Lapisan baja Pelindung
Dalam satuan mm:
* Sabuk lapis baja utama : 100 mm
* Buritan : 32 mm
* Dek : 50 mm
* Rumah Dek : 130 mm
* Tempurung meriam utama : 175 mm
Peralatan Elektronik
* Radar:
o Radar Pencari udara Gyus-2
o Radar pencari permukaan laut Ryf
o Radar navigasi Neptun
* Sonar:
o Tamir-5N dipasang di hull
* Lain-lain:
o Machta ECM (electronic Counter Measures)
Senjata artileri KRI Irian
Senjata utama dari KRI Irian adalah buah 4 turret, dimana setiap turret berisi 3 meriam berukuran 6 inchi. Sehingga total ada 12 meriam kaliber 6 inchi di geladaknya.[2]
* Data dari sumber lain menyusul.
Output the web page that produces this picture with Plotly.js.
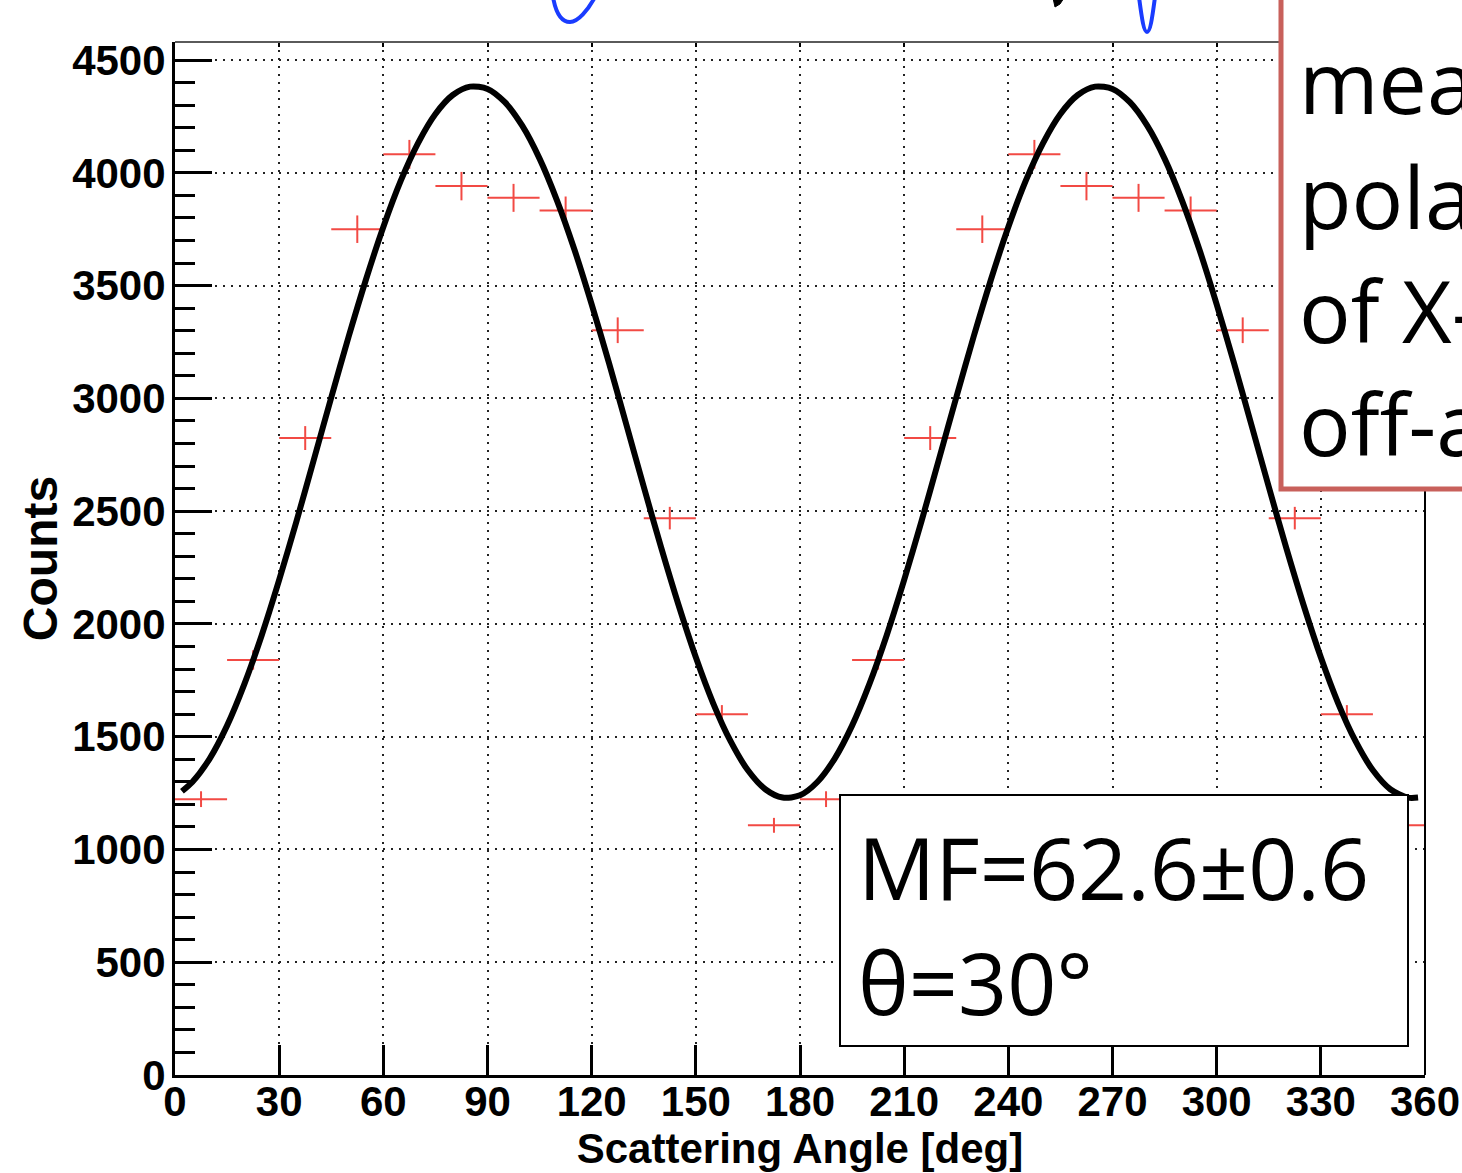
<!DOCTYPE html>
<html><head><meta charset="utf-8">
<script src="https://cdn.plot.ly/plotly-3.0.1.min.js"></script>
<style>html,body{margin:0;padding:0;background:#fff;overflow:hidden}#chart{width:1462px;height:1173px}</style>
</head><body><div id="chart"></div>
<script>
// ---- data ----
const binCenters = [7.5, 22.5, 37.5, 52.5, 67.5, 82.5, 97.5, 112.5, 127.5, 142.5, 157.5, 172.5,
                    187.5, 202.5, 217.5, 232.5, 247.5, 262.5, 277.5, 292.5, 307.5, 322.5, 337.5, 352.5];
const counts = [1223, 1840, 2824, 3750, 4082, 3941, 3889, 3833, 3302, 2469, 1600, 1107,
                1223, 1840, 2824, 3750, 4082, 3941, 3889, 3833, 3302, 2469, 1600, 1107];
const countErrors = [35, 43, 53, 61, 64, 63, 62, 62, 57, 50, 40, 33,
                     35, 43, 53, 61, 64, 63, 62, 62, 57, 50, 40, 33];
const binHalfWidth = 7.5;

const fitAngles = [2, 5, 10, 15, 20, 25, 30, 35, 40, 45, 50, 55, 60, 65, 70, 75, 80, 85, 90,
                   95, 100, 105, 110, 115, 120, 125, 130, 135, 140, 145, 150, 155, 160, 165, 170, 175, 180,
                   185, 190, 195, 200, 205, 210, 215, 220, 225, 230, 235, 240, 245, 250, 255, 260, 265, 270,
                   275, 280, 285, 290, 295, 300, 305, 310, 315, 320, 325, 330, 335, 340, 345, 350, 355, 358];
const fitCounts = [1258, 1299, 1403, 1549, 1734, 1951, 2195, 2456, 2729, 3004, 3273, 3527, 3760, 3964, 4132, 4261, 4345, 4382, 4372,
                   4313, 4209, 4063, 3878, 3661, 3417, 3156, 2883, 2608, 2339, 2085, 1852, 1648, 1480, 1351, 1267, 1230, 1240,
                   1299, 1403, 1549, 1734, 1951, 2195, 2456, 2729, 3004, 3273, 3527, 3760, 3964, 4132, 4261, 4345, 4382, 4372,
                   4313, 4209, 4063, 3878, 3661, 3417, 3156, 2883, 2608, 2339, 2085, 1852, 1648, 1480, 1351, 1267, 1230, 1230];

const xTickVals = [0, 30, 60, 90, 120, 150, 180, 210, 240, 270, 300, 330, 360];
const xTickText = ['0', '30', '60', '90', '120', '150', '180', '210', '240', '270', '300', '330', '360'];
const yTickVals = [0, 500, 1000, 1500, 2000, 2500, 3000, 3500, 4000, 4500];
const yTickText = ['0', '500', '1000', '1500', '2000', '2500', '3000', '3500', '4000', '4500'];

const xTitle = 'Scattering Angle [deg]';
const yTitle = 'Counts';
const mfText = 'MF=62.6±0.6';
const thetaText = 'θ=30°';
const sideNoteLines = ['measured', 'polarization', 'of X-rays', 'off-axis'];

// ---- layout geometry (pixels) ----
const W = 1462, H = 1173, L = 175, R = 37, T = 42, B = 98;
const pw = W - L - R, ph = H - T - B;
const px = x => (x - L) / pw;
const py = y => (H - B - y) / ph;

const boldFamily = '"Liberation Sans", Arial, Helvetica, sans-serif';
const tickFont = {family: boldFamily, size: 42, weight: 'bold', color: '#000'};
const slideFont = {family: '"Open Sans", "Noto Sans", sans-serif', size: 86, color: '#000'};
const redCross = '#f24a44';
const blueInk = '#1a3cff';

const traces = [
  {
    type: 'scatter', mode: 'markers', x: binCenters, y: counts,
    marker: {size: 1, color: 'rgba(0,0,0,0)'},
    error_x: {type: 'constant', value: binHalfWidth, color: redCross, thickness: 2, width: 0},
    error_y: {type: 'data', array: countErrors, color: redCross, thickness: 2, width: 0},
    hoverinfo: 'skip', showlegend: false
  },
  {
    type: 'scatter', mode: 'lines', x: fitAngles, y: fitCounts,
    line: {color: '#000', width: 6, shape: 'spline', smoothing: 0.8},
    hoverinfo: 'skip', showlegend: false
  },
  { type: 'scatter', mode: 'none', x: [], y: [], xaxis: 'x2', yaxis: 'y', showlegend: false, hoverinfo: 'skip' }
];

// SVG path in paper units from pixel points; each command written explicitly
function seg(cmd, pts) {
  return cmd + ' ' + pts.map((v, i) => (i % 2 === 0 ? px(v) : py(v)).toFixed(5)).join(',');
}

const shapes = [
  // top & right frame lines
  {type: 'line', xref: 'paper', yref: 'paper', x0: 0, x1: 1, y0: 1, y1: 1, line: {color: '#5a5a5a', width: 2}},
  {type: 'line', xref: 'paper', yref: 'paper', x0: 1, x1: 1, y0: 0, y1: 1, line: {color: '#000', width: 2}},
  // red slide box (top right)
  {type: 'rect', xref: 'paper', yref: 'paper', x0: px(1281), x1: px(1620), y0: py(489), y1: py(-30),
   line: {color: '#c8605b', width: 5}, fillcolor: '#fff'},
  // MF box
  {type: 'rect', xref: 'paper', yref: 'paper', x0: px(840), x1: px(1408), y0: py(1046), y1: py(795),
   line: {color: '#000', width: 2}, fillcolor: '#fff'},
  // fragments of the slide drawing above the chart
  {type: 'path', xref: 'paper', yref: 'paper',
   path: seg('M', [553, -3]) + ' ' + seg('C', [556, 14, 562, 22, 570, 22]) + ' ' + seg('C', [578, 22, 588, 10, 595, -3]),
   line: {color: blueInk, width: 4}},
  {type: 'path', xref: 'paper', yref: 'paper',
   path: seg('M', [1139, -3]) + ' ' + seg('C', [1142, 20, 1144, 32, 1147, 32]) + ' ' + seg('C', [1150, 32, 1152, 20, 1155, -3]),
   line: {color: blueInk, width: 4}},
  {type: 'path', xref: 'paper', yref: 'paper',
   path: seg('M', [1053, -2]) + ' ' + seg('L', [1064, -2]) + ' ' + seg('L', [1060, 4]) + ' ' + seg('L', [1055, 7]) + ' Z',
   line: {color: '#000', width: 1}, fillcolor: '#000'}
];

const annotations = [
  {xref: 'paper', yref: 'paper', x: px(856), y: py(866), xanchor: 'left', yanchor: 'middle',
   text: mfText, showarrow: false, font: slideFont},
  {xref: 'paper', yref: 'paper', x: px(856), y: py(981), xanchor: 'left', yanchor: 'middle',
   text: thetaText, showarrow: false, font: slideFont}
];
const sideBaselines = [113, 228, 342, 455];
sideNoteLines.forEach((t, i) => {
  annotations.push({xref: 'paper', yref: 'paper', x: px(1297), y: py(sideBaselines[i] - 33), xanchor: 'left', yanchor: 'middle',
    text: t, showarrow: false, font: slideFont});
});

const layout = {
  width: W, height: H,
  margin: {l: L, r: R, t: T, b: B, pad: 0},
  paper_bgcolor: '#fff', plot_bgcolor: '#fff',
  showlegend: false,
  xaxis: {
    range: [0, 360], tickmode: 'array', tickvals: xTickVals, ticktext: xTickText,
    ticks: 'inside', ticklen: 30, tickwidth: 3, tickcolor: '#000',
    showline: true, linewidth: 3, linecolor: '#000', mirror: false,
    showgrid: true, gridcolor: '#222', gridwidth: 2, griddash: '2px,6px',
    zeroline: false, tickfont: tickFont, ticklabelstandoff: -12, ticklabeloverflow: 'allow',
    title: {text: xTitle, font: {family: boldFamily, size: 42, weight: 'bold', color: '#000'}, standoff: 9},
    fixedrange: true
  },
  xaxis2: {
    overlaying: 'x', side: 'top', range: [0, 360], tickmode: 'array', tickvals: xTickVals,
    ticks: 'inside', ticklen: 5, tickwidth: 2, tickcolor: '#000',
    showticklabels: false, showgrid: false, showline: false, zeroline: false, fixedrange: true
  },
  yaxis: {
    range: [0, 4580], tickmode: 'array', tickvals: yTickVals, ticktext: yTickText,
    ticks: 'inside', ticklen: 37, tickwidth: 3, tickcolor: '#000',
    minor: {ticks: 'inside', ticklen: 20, tickwidth: 3, tickcolor: '#000', dtick: 100, tick0: 0, showgrid: false},
    showline: true, linewidth: 3, linecolor: '#000', mirror: false,
    showgrid: true, gridcolor: '#222', gridwidth: 2, griddash: '2px,6px',
    zeroline: false, tickfont: tickFont, ticklabelstandoff: -2, ticklabeloverflow: 'allow',
    title: {text: yTitle, font: {family: boldFamily, size: 48, weight: 'bold', color: '#000'}, standoff: 0},
    fixedrange: true
  },
  shapes: shapes,
  annotations: annotations
};

Plotly.newPlot('chart', traces, layout, {displayModeBar: false, staticPlot: true});
</script>
</body></html>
Pemandanagn lain dari RI Irian.
* 10 Tabung Torpedo anti-Kapal selam kaliber 533 mm
* 12 Buah Kanon tipe 57 cal B-38 Kaliber 15.2 cm (6 depan, 6 Belakang)
* 12 Buah Kanon ganda tipe 56 cal Model 1934 6 (twin) SM-5-1 mounts Kaliber 10 cm
* 32 Buah Kanon multi fungsi kaliber 3,7 cm
* 4 Buah triple gun Mk5-bis turrets kaliber 20 mm (untuk keperluan anti-Serangan udara)
Tenaga penggerak
Sebagai tenaga penggerak, KRI Irian mengandalkan 2 buah turbin uap TB-72 yang mendapat pasokan uap dari 6 buah Pendidih KV-68 dan disalurkan melalui 2 buah shaft.
Tenaga total yang tersedia adalah sekitar 110.000 hp sampai 122.000 hp pada kedua shaft, tenaga ini mampu membuat kapal 13.600 ton ini mencapai kecepatan maksimum 32,5 knot. Sedangkan jarak maksimum yang bisa ditempuh adalah 9000 mil laut dengan kecepatan konstan 18 knot.[2]
Jumlah awak kapal
Kapal ini dapat memuat 1.270 awak kapal, termasuk 60 orang perwira, 75 perwira pengawas, 154 perwira pertama.